§ **Problem requirements**:
Look at the data below and print exactly the lines from its first line through the line with "import pandas as pd"; the pictures stay out of the copy.

Code that draws figures
--- start ---
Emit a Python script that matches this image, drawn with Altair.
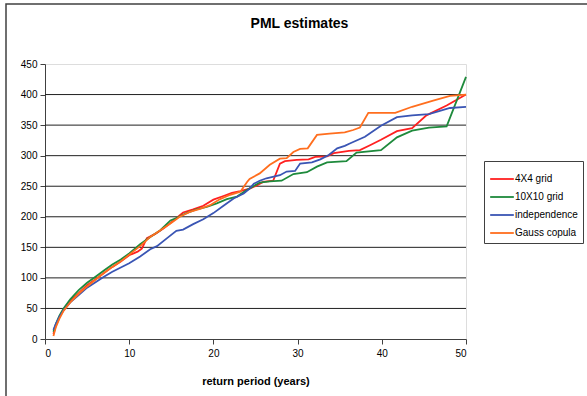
import altair as alt
import pandas as pd

# Return period (years) and PML estimate for each dependence model
grid4_x = [1, 1.3, 1.7, 2.2, 3, 4, 5, 6, 7, 8, 9, 10, 11, 11.5, 12.1, 13.1, 14.1, 15.2,
           16.4, 17.6, 18.8, 20, 21.2, 22.2, 23.2, 24.3, 25.1, 25.9, 27.1, 27.9, 28.5,
           29.9, 31.3, 32.1, 33.5, 34.3, 36.1, 37.4, 38.6, 39.9, 41.8, 43.6, 45.3, 47.7, 50]
grid4_y = [8, 22, 35, 48, 62, 75, 88, 98, 108, 118, 127, 137, 143, 148, 165, 172, 181, 193,
           207, 212, 218, 228, 234, 239, 242, 246, 251, 257, 259, 287, 291,
           293, 294, 298, 299, 304, 308, 309, 317, 326, 340, 345, 366, 382, 400]

grid10_x = [1, 1.3, 1.7, 2.2, 3, 4, 5, 6, 7, 8, 9, 10, 11.3, 12.5, 13.7, 14.9, 15.6, 16.8,
            18, 19.2, 20.4, 21.6, 22.8, 24, 25.5, 26.7, 28.1, 29.5, 31.1, 32.3, 33.5, 35.8,
            37, 39.9, 41.8, 43.6, 45.6, 47.7, 50]
grid10_y = [12, 25, 38, 50, 65, 80, 92, 102, 112, 122, 130, 140, 155, 167, 178, 194, 198, 206,
            212, 216, 222, 229, 233, 244, 256, 258, 259, 270, 273, 282, 289, 291,
            305, 309, 330, 341, 346, 348, 429]

indep_x = [1, 1.3, 1.7, 2.2, 3, 4, 5, 6, 7, 8, 9, 10, 11.3, 12.5, 13.3, 14.5, 15.6, 16.4,
           17.6, 18.8, 20, 21.2, 22.4, 23.6, 24.3, 24.8, 25.5, 26.3, 27.9, 28.7, 29.7, 30.3,
           31.7, 32.7, 33.7, 34.7, 35.6, 36.2, 38, 39.9, 41.8, 43.6, 45.6, 48.1, 50]
indep_y = [15, 25, 36, 47, 60, 72, 84, 93, 102, 110, 117, 124, 135, 147, 152, 165, 177, 179,
           188, 196, 206, 218, 230, 238, 246, 254, 259, 263, 268, 274, 275, 287,
           289, 294, 301, 312, 316, 320, 331, 349, 363, 366, 368, 378, 380]

gauss_x = [1, 1.3, 1.7, 2.2, 3, 4, 5, 6, 7, 8, 9, 10, 11.3, 12.5, 13.7, 14.9, 16, 17.2,
           18.4, 19.6, 20.8, 22, 23.2, 24, 24.3, 25.5, 26.7, 27.9, 28.7, 29.5, 30.3, 31.2,
           32.3, 33.8, 35.6, 36.6, 37.4, 38.4, 41.6, 43.6, 46.1, 48.1, 50]
gauss_y = [5, 20, 33, 46, 60, 74, 86, 97, 108, 118, 127, 138, 152, 167, 178, 189, 200, 208,
           213, 219, 229, 236, 241, 257, 262, 271, 285, 295, 296, 306, 311, 312,
           334, 336, 338, 342, 346, 370, 370, 380, 390, 398, 400]

series_names = ["4X4 grid", "10X10 grid", "independence", "Gauss copula"]
series_colors = ["#FF2020", "#1E8A3C", "#3A55B4", "#FF6E1E"]
x_ticks = [0, 10, 20, 30, 40, 50]
y_ticks = [0, 50, 100, 150, 200, 250, 300, 350, 400, 450]

frames = []
for order, (name, xs, ys) in enumerate(zip(
        series_names,
        [grid4_x, grid10_x, indep_x, gauss_x],
        [grid4_y, grid10_y, indep_y, gauss_y])):
    frames.append(pd.DataFrame({"period": xs, "pml": ys, "series": name, "order": order}))
data = pd.concat(frames, ignore_index=True)

font = "Liberation Sans"
y_scale = alt.Scale(domain=[0, 450], nice=False)
y_axis = alt.Axis(values=y_ticks, title=None, grid=False,
                  tickSize=5, tickColor="#404040", domainColor="#404040",
                  labelPadding=3, labelOverlap=False)

lines = alt.Chart(data).mark_line(strokeWidth=1.8).encode(
    x=alt.X("period:Q",
            scale=alt.Scale(domain=[0, 50], nice=False),
            axis=alt.Axis(values=x_ticks, title="return period (years)", grid=False,
                          tickSize=5, tickColor="#404040", domainColor="#404040",
                          labelPadding=4, titlePadding=17, labelOverlap=False)),
    y=alt.Y("pml:Q", scale=y_scale, axis=y_axis),
    color=alt.Color("series:N",
                    scale=alt.Scale(domain=series_names, range=series_colors),
                    legend=alt.Legend(title=None, orient="none", legendX=439, legendY=97,
                                      symbolType="stroke", symbolSize=560,
                                      symbolStrokeWidth=1.8, labelOffset=0,
                                      rowPadding=0, padding=5, strokeColor="#404040",
                                      fillColor="white", labelLimit=200)),
    detail="order:O",
    order="order:O",
)

# horizontal gridlines at each major value below the top edge
grid = alt.Chart(pd.DataFrame({"g": y_ticks[1:-1]})).mark_rule(
    color="#202020", strokeWidth=1
).encode(y=alt.Y("g:Q", scale=y_scale, axis=y_axis))

# chart frame
frame = alt.Chart(pd.DataFrame({"a": [0]})).mark_rect(
    fill=None, stroke="#404040", strokeWidth=1.5, clip=False
).encode(x=alt.value(-39), x2=alt.value(700), y=alt.value(-60), y2=alt.value(500))

chart = alt.layer(frame, grid, lines).properties(
    width=421, height=275,
    title=alt.TitleParams("PML estimates", font=font, fontSize=14, fontWeight="bold",
                          anchor="middle", dx=44, offset=-28, color="black"),
    autosize=alt.AutoSizeParams(type="none"),
    padding={"left": 45, "top": 64, "right": 121, "bottom": 57},
).configure_view(
    fill="#C0C0C0", stroke="#A0A0A0", strokeWidth=1
).configure_axis(
    labelFont=font, labelFontSize=11, labelColor="#202020",
    titleFont=font, titleFontSize=11, titleFontWeight="bold", titleColor="black"
).configure_legend(
    labelFont=font, labelFontSize=11, labelColor="#202020"
).configure(background="white")

chart.save("out.html", embed_options={"renderer": "svg", "actions": False})
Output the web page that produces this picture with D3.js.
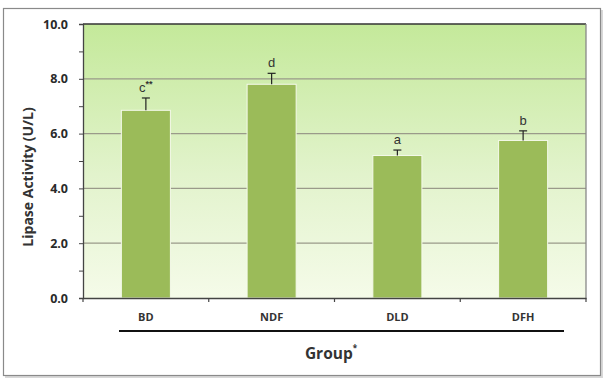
<!DOCTYPE html>
<html><head><meta charset="utf-8">
<script src="https://cdn.jsdelivr.net/npm/d3@7"></script>
<style>body{margin:0;background:#fff;}svg{display:block;}</style>
</head><body>
<svg id="chart" width="608" height="382"></svg>
<script>
const categories = ["BD", "NDF", "DLD", "DFH"];
const values = [6.85, 7.8, 5.2, 5.75];
const errors = [0.45, 0.4, 0.2, 0.35];
const letters = ["c", "d", "a", "b"];
const letterSup = ["**", "", "", ""];
const majorTicks = [0, 2, 4, 6, 8, 10];
const minorTicks = [1, 3, 5, 7, 9];

const svg = d3.select("#chart");
const m = {left: 83, right: 586, top: 24, bottom: 298};

// outer frame with shadow
svg.append("rect").attr("x", 5).attr("y", 10).attr("width", 598).attr("height", 368).attr("fill", "#d8d8d8");
svg.append("rect").attr("x", 3.5).attr("y", 8.5).attr("width", 597).attr("height", 367)
  .attr("fill", "#fff").attr("stroke", "#8a8a8a").attr("stroke-width", 1.2);

const defs = svg.append("defs");
const grad = defs.append("linearGradient").attr("id", "bg").attr("x1", 0).attr("y1", 0).attr("x2", 0).attr("y2", 1);
grad.append("stop").attr("offset", "0%").attr("stop-color", "#c4e99a");
grad.append("stop").attr("offset", "55%").attr("stop-color", "#e2f3cc");
grad.append("stop").attr("offset", "100%").attr("stop-color", "#f5fbe9");

const x = d3.scaleBand().domain(categories).range([m.left, m.right]).paddingInner(0.61).paddingOuter(0.305);
const xb = d3.scaleBand().domain(categories).range([m.left, m.right]);
const y = d3.scaleLinear().domain([0, 10]).range([m.bottom, m.top]);

svg.append("rect").attr("x", m.left).attr("y", m.top).attr("width", m.right - m.left).attr("height", m.bottom - m.top)
  .attr("fill", "url(#bg)");

// gridlines
svg.append("g").selectAll("line").data(majorTicks.filter(d => d > 0 && d < 10)).join("line")
  .attr("x1", m.left).attr("x2", m.right).attr("y1", d => y(d)).attr("y2", d => y(d))
  .attr("stroke", "#9a9a8a").attr("stroke-width", 1.2);

// plot border top and right
svg.append("line").attr("x1", m.left).attr("x2", m.right).attr("y1", m.top).attr("y2", m.top).attr("stroke", "#333").attr("stroke-width", 1.3);
svg.append("line").attr("x1", m.right).attr("x2", m.right).attr("y1", m.top).attr("y2", m.bottom).attr("stroke", "#888").attr("stroke-width", 1.3);

// bars
svg.append("g").selectAll("rect").data(values).join("rect")
  .attr("x", (d, i) => x(categories[i])).attr("width", x.bandwidth())
  .attr("y", d => y(d)).attr("height", d => y(0) - y(d))
  .attr("fill", "#9bbb59").attr("stroke", "#f4f9ea").attr("stroke-width", 1);

// error bars
const eg = svg.append("g").attr("stroke", "#222").attr("stroke-width", 1.2);
values.forEach((v, i) => {
  const cx = x(categories[i]) + x.bandwidth() / 2;
  eg.append("line").attr("x1", cx).attr("x2", cx).attr("y1", y(v)).attr("y2", y(v + errors[i]));
  eg.append("line").attr("x1", cx - 4).attr("x2", cx + 4).attr("y1", y(v + errors[i])).attr("y2", y(v + errors[i]));
});

// letters
const lt = svg.append("g").attr("font-family", "'Liberation Sans', Arial, sans-serif").attr("font-size", 13).attr("fill", "#333");
values.forEach((v, i) => {
  const cx = x(categories[i]) + x.bandwidth() / 2;
  const t = lt.append("text").attr("x", cx).attr("y", y(v + errors[i]) - 6).attr("text-anchor", "middle");
  t.append("tspan").text(letters[i]);
  if (letterSup[i]) t.append("tspan").attr("font-size", 9).attr("font-weight", "bold").attr("dy", -5).text(letterSup[i]);
});

// y axis
const yAxis = svg.append("g").attr("transform", `translate(${m.left},0)`)
  .call(d3.axisLeft(y).tickValues(majorTicks).tickFormat(d3.format(".1f")).tickSize(4).tickPadding(11));
yAxis.select(".domain").attr("stroke", "#444").attr("stroke-width", 1.3);
yAxis.selectAll(".tick line").attr("stroke", "#444");
yAxis.selectAll("text").attr("font-family", "'Open Sans', sans-serif").attr("font-weight", "bold").attr("font-size", 12.5).attr("fill", "#2a2a2a");
svg.append("g").attr("transform", `translate(${m.left},0)`)
  .call(d3.axisLeft(y).tickValues(minorTicks).tickFormat("").tickSize(4))
  .call(g => g.select(".domain").remove())
  .selectAll("line").attr("stroke", "#444");

// x axis
const xAxis = svg.append("g").attr("transform", `translate(0,${m.bottom})`)
  .call(d3.axisBottom(xb).tickSize(0).tickPadding(15));
xAxis.select(".domain").attr("stroke", "#444").attr("stroke-width", 1.3);
xAxis.selectAll("text").attr("font-family", "'Open Sans', sans-serif").attr("font-weight", "bold").attr("font-size", 11).attr("fill", "#333");
// boundary ticks
const bounds = categories.map(c => xb(c)).concat([m.right]);
svg.append("g").selectAll("line").data(bounds).join("line")
  .attr("x1", d => d).attr("x2", d => d).attr("y1", m.bottom).attr("y2", m.bottom + 4)
  .attr("stroke", "#444").attr("stroke-width", 1.2);

// underline
svg.append("line").attr("x1", 119).attr("x2", 564).attr("y1", 331).attr("y2", 331).attr("stroke", "#111").attr("stroke-width", 2.2);

// x title
const xt = svg.append("text").attr("x", 331).attr("y", 359).attr("text-anchor", "middle")
  .attr("font-family", "'Open Sans', sans-serif").attr("font-weight", "bold").attr("font-size", 15.5).attr("fill", "#333");
xt.append("tspan").text("Group");
xt.append("tspan").attr("font-size", 8).attr("dy", -8).text("*");

// y title
svg.append("text").attr("transform", "translate(33,177) rotate(-90)").attr("text-anchor", "middle")
  .attr("font-family", "'Open Sans', sans-serif").attr("font-weight", "bold").attr("font-size", 14).attr("fill", "#333")
  .text("Lipase Activity (U/L)");
</script>
</body></html>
--- end ---
§ **Correct output**:
Emit a Python script that matches this image, drawn with Altair.
import altair as alt
import pandas as pd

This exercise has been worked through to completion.